> Your task
Without the pictures, please reproduce only the lines from the one with "Output the web" through the one with "var myChart = echarts.init(document.getElementById('main'));", both included.
---------- Given information
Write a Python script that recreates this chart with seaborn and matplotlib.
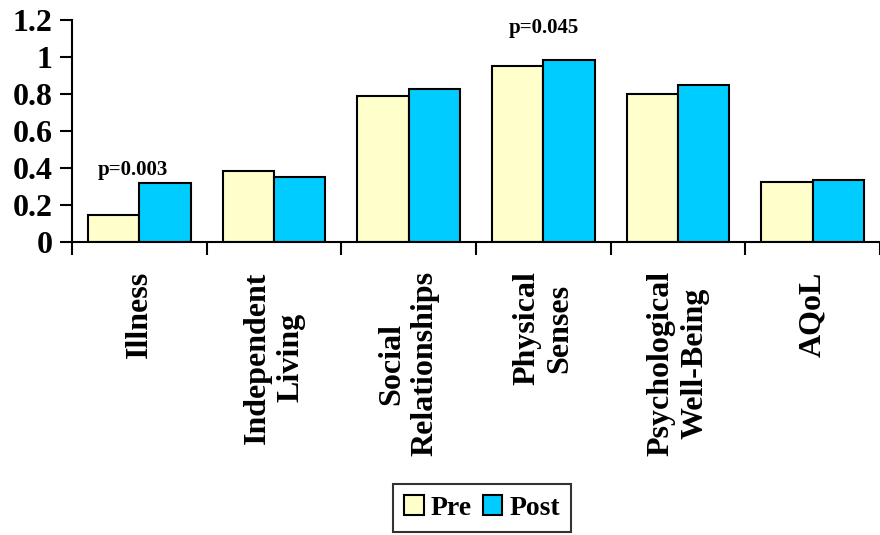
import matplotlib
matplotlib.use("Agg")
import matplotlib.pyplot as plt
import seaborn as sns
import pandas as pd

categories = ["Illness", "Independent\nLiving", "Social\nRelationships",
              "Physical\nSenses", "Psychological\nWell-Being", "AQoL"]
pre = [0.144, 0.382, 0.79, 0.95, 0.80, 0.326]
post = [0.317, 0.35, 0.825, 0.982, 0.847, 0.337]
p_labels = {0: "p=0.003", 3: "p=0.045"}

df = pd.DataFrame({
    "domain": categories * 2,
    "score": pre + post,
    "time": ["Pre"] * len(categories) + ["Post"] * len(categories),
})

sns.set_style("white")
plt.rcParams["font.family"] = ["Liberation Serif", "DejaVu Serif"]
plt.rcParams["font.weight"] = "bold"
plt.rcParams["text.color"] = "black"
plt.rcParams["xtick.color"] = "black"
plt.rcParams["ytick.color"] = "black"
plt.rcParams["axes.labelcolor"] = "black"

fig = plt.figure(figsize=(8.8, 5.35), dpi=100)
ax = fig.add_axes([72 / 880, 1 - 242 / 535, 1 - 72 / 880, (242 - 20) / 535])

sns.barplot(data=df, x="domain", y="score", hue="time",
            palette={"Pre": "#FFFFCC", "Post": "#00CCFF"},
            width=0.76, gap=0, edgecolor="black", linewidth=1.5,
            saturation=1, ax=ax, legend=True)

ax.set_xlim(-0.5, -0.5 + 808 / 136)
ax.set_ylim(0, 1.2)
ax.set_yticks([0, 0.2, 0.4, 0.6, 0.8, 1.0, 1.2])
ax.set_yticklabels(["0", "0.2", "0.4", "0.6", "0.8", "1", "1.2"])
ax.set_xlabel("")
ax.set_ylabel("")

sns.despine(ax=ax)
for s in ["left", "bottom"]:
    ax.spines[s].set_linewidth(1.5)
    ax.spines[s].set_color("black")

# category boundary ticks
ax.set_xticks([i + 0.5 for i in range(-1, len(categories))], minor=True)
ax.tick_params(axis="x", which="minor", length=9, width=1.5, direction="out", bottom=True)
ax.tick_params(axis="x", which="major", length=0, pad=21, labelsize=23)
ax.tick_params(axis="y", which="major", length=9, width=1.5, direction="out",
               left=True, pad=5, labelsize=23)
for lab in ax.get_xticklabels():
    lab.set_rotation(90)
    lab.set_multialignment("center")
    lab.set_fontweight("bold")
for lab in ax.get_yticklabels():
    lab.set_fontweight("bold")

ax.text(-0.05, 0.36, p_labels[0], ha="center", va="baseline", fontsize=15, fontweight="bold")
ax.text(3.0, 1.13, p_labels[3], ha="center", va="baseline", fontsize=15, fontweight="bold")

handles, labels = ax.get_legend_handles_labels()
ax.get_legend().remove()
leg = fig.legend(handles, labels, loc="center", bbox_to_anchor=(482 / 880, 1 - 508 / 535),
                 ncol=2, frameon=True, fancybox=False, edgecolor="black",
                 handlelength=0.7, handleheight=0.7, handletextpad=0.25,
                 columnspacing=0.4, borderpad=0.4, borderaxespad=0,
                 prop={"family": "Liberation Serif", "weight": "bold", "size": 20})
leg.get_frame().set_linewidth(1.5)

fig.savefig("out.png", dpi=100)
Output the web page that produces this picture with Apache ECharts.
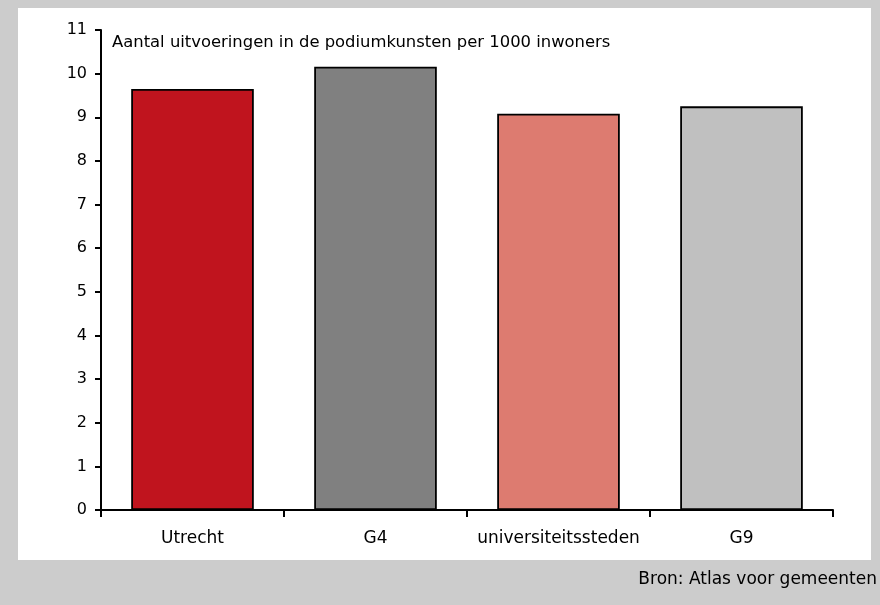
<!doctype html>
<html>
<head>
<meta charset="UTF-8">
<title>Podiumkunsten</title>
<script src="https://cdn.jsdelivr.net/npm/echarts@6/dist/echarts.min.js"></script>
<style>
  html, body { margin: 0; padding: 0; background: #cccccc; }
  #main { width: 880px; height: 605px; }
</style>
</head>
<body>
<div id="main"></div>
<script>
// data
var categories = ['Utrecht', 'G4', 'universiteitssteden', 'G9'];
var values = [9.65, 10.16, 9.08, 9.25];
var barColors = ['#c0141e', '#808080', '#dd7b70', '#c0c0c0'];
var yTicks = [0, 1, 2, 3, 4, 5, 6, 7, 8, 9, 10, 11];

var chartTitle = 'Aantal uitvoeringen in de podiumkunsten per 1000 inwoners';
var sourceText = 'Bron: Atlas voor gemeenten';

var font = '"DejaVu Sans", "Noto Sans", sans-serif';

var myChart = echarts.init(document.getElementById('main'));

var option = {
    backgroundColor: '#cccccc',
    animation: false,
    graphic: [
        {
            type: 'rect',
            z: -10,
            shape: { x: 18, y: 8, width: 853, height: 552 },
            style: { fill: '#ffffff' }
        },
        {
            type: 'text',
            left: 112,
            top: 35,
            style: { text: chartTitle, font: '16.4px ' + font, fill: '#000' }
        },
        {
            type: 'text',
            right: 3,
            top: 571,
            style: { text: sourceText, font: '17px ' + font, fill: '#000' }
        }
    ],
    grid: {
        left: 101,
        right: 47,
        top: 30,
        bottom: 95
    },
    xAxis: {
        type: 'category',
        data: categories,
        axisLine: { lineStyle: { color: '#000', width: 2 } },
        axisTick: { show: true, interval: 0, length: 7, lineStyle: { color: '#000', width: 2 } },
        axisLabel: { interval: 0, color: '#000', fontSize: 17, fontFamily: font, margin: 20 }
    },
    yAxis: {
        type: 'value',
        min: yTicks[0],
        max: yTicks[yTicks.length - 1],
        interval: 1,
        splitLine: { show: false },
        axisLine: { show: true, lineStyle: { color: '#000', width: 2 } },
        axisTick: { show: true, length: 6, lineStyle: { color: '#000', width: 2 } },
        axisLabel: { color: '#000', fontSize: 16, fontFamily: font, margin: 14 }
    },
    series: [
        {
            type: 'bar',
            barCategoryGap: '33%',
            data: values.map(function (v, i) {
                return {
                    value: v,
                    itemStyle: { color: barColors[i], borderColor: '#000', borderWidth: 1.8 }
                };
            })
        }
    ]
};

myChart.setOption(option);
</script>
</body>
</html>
--------------------
> Expected answer
Output the web page that produces this picture with Apache ECharts.
<!doctype html>
<html>
<head>
<meta charset="UTF-8">
<title>Podiumkunsten</title>
<script src="https://cdn.jsdelivr.net/npm/echarts@6/dist/echarts.min.js"></script>
<style>
  html, body { margin: 0; padding: 0; background: #cccccc; }
  #main { width: 880px; height: 605px; }
</style>
</head>
<body>
<div id="main"></div>
<script>
// data
var categories = ['Utrecht', 'G4', 'universiteitssteden', 'G9'];
var values = [9.65, 10.16, 9.08, 9.25];
var barColors = ['#c0141e', '#808080', '#dd7b70', '#c0c0c0'];
var yTicks = [0, 1, 2, 3, 4, 5, 6, 7, 8, 9, 10, 11];

var chartTitle = 'Aantal uitvoeringen in de podiumkunsten per 1000 inwoners';
var sourceText = 'Bron: Atlas voor gemeenten';

var font = '"DejaVu Sans", "Noto Sans", sans-serif';

var myChart = echarts.init(document.getElementById('main'));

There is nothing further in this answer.